--- begin Given entries ---

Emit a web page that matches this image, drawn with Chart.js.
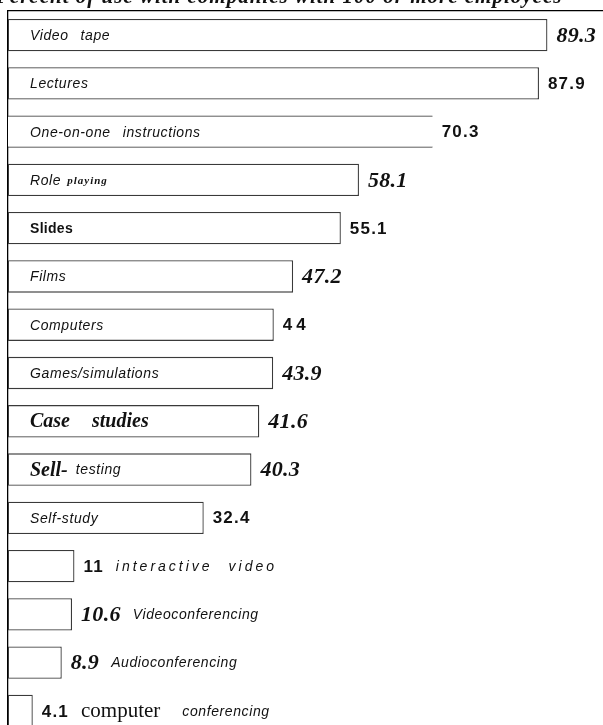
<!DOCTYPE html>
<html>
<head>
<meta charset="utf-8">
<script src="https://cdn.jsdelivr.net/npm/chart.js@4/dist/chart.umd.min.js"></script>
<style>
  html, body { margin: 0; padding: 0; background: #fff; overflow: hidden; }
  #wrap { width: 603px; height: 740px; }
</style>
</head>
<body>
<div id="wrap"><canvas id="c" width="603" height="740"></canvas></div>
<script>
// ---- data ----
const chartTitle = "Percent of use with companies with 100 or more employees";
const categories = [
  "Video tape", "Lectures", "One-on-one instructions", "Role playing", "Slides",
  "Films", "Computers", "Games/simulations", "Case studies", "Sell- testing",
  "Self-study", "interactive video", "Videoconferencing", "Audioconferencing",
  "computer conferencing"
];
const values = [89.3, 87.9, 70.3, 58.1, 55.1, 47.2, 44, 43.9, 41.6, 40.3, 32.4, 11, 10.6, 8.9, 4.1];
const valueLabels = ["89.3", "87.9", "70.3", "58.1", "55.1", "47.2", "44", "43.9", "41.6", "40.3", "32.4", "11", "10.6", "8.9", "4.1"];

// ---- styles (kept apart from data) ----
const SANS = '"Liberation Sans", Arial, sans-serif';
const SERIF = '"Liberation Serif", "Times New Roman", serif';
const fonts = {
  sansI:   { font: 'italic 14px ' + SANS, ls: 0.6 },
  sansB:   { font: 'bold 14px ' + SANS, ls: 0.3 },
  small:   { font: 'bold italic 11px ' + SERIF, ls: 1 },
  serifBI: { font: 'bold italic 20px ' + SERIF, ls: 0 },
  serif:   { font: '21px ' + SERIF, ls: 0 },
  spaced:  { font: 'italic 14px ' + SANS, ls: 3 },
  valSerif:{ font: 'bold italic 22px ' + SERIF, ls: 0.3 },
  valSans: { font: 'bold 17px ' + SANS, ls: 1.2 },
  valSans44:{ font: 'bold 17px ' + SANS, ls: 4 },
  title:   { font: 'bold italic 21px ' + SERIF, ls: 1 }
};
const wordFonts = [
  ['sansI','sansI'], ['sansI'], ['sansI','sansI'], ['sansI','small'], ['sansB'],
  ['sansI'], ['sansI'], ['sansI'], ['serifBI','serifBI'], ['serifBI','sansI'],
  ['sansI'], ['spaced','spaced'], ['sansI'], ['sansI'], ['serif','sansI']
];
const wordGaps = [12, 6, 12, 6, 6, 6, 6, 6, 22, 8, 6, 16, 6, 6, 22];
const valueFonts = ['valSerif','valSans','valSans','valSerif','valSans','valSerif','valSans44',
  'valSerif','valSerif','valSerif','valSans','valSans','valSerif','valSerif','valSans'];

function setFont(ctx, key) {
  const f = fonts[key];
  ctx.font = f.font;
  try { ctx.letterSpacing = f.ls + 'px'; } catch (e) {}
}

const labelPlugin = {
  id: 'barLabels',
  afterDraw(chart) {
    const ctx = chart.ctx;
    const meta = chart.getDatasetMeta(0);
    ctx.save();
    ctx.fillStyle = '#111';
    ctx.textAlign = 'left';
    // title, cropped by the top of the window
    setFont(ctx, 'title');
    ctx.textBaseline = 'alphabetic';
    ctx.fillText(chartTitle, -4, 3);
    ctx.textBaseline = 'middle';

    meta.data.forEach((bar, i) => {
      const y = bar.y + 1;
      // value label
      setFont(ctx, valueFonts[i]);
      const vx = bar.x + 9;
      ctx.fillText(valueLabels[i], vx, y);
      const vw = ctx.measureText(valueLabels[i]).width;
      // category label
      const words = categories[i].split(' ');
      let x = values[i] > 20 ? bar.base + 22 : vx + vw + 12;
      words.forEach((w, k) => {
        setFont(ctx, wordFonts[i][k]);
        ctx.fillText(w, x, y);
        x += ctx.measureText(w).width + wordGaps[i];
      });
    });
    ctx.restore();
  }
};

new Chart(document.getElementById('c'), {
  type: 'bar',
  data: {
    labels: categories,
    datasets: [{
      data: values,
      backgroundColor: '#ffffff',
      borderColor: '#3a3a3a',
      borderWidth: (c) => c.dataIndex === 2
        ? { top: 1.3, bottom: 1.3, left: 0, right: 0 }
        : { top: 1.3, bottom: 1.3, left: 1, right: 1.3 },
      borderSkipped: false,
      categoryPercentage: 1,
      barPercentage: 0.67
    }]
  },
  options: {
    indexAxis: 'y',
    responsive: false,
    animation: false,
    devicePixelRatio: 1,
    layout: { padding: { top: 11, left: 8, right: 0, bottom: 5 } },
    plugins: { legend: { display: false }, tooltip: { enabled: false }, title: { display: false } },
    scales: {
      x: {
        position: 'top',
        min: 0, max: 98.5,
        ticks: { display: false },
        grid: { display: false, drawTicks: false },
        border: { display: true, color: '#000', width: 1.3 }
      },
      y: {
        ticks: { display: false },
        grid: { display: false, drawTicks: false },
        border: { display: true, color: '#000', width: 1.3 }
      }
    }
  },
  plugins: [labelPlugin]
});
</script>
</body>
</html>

--- end Given entries ---
--- begin Given entries ---

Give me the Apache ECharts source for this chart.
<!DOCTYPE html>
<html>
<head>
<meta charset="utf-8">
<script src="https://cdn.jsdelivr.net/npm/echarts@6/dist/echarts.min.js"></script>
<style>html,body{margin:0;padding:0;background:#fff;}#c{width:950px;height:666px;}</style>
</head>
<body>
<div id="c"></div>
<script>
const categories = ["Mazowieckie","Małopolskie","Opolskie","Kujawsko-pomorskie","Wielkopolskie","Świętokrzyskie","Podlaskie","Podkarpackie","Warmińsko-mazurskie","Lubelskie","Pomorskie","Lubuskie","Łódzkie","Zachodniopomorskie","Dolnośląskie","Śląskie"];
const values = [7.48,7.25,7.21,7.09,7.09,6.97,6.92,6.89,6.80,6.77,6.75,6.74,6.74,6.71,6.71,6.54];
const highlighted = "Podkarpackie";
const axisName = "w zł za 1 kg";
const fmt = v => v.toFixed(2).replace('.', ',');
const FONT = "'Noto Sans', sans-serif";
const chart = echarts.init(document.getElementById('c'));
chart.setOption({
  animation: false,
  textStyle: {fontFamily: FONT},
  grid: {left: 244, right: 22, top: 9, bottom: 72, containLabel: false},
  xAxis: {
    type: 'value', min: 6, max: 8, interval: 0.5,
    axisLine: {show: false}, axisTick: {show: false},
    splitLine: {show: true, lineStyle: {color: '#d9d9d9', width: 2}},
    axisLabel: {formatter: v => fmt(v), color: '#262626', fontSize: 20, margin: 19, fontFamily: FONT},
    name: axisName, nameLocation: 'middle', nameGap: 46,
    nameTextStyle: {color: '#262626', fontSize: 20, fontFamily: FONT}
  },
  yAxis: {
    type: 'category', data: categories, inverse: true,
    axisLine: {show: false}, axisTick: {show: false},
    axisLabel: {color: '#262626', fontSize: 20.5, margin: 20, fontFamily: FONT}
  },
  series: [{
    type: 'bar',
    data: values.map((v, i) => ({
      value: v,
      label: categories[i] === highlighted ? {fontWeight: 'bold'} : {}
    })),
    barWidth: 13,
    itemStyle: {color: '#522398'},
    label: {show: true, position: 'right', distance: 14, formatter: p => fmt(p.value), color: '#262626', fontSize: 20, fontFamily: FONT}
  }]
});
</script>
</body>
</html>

--- end Given entries ---
--- begin Given entries ---

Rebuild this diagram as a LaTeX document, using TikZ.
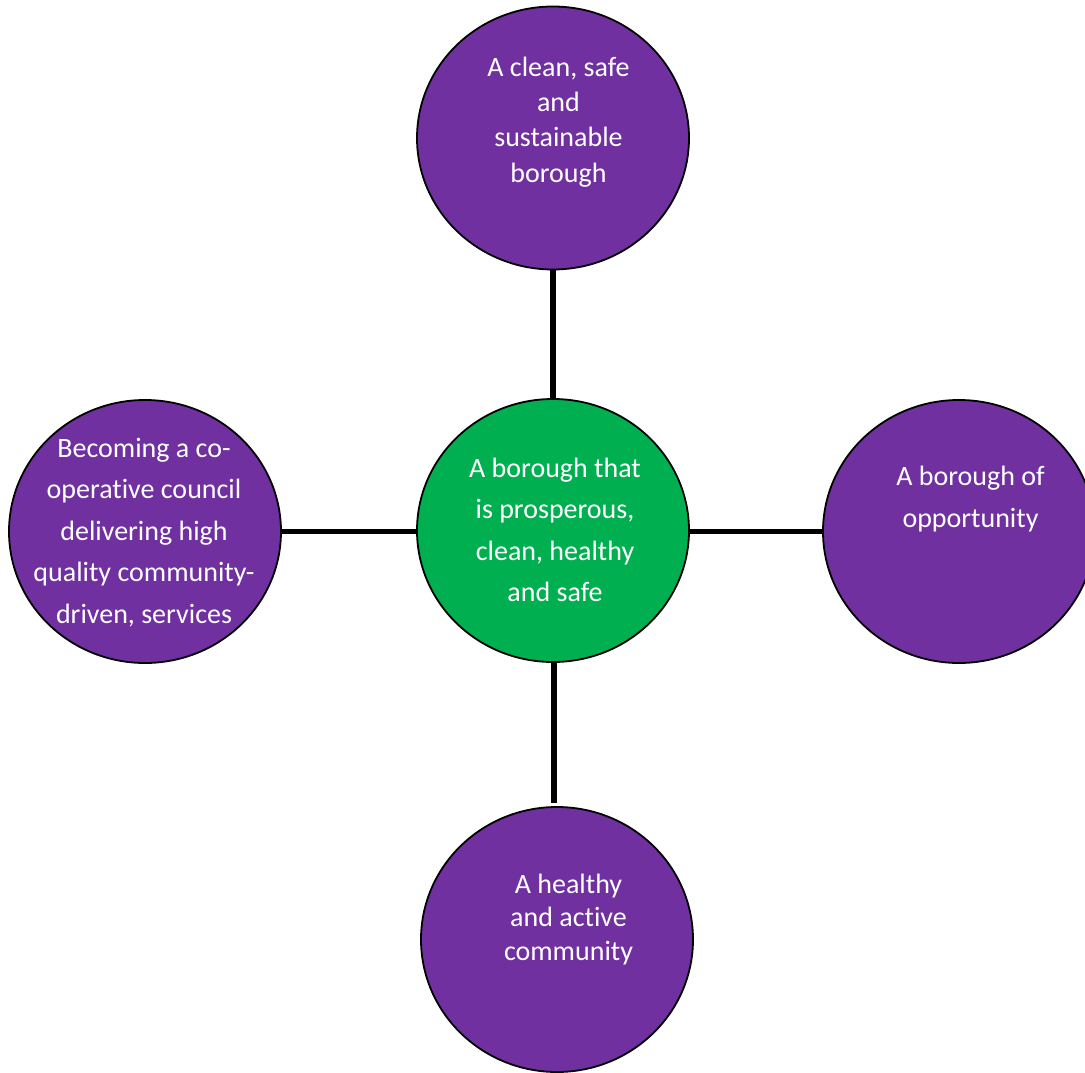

--- end Given entries ---

Copy out each line of the listing that holds "this".

■ Full output:
Emit a web page that matches this image, drawn with Chart.js.
Give me the Apache ECharts source for this chart.
Rebuild this diagram as a LaTeX document, using TikZ.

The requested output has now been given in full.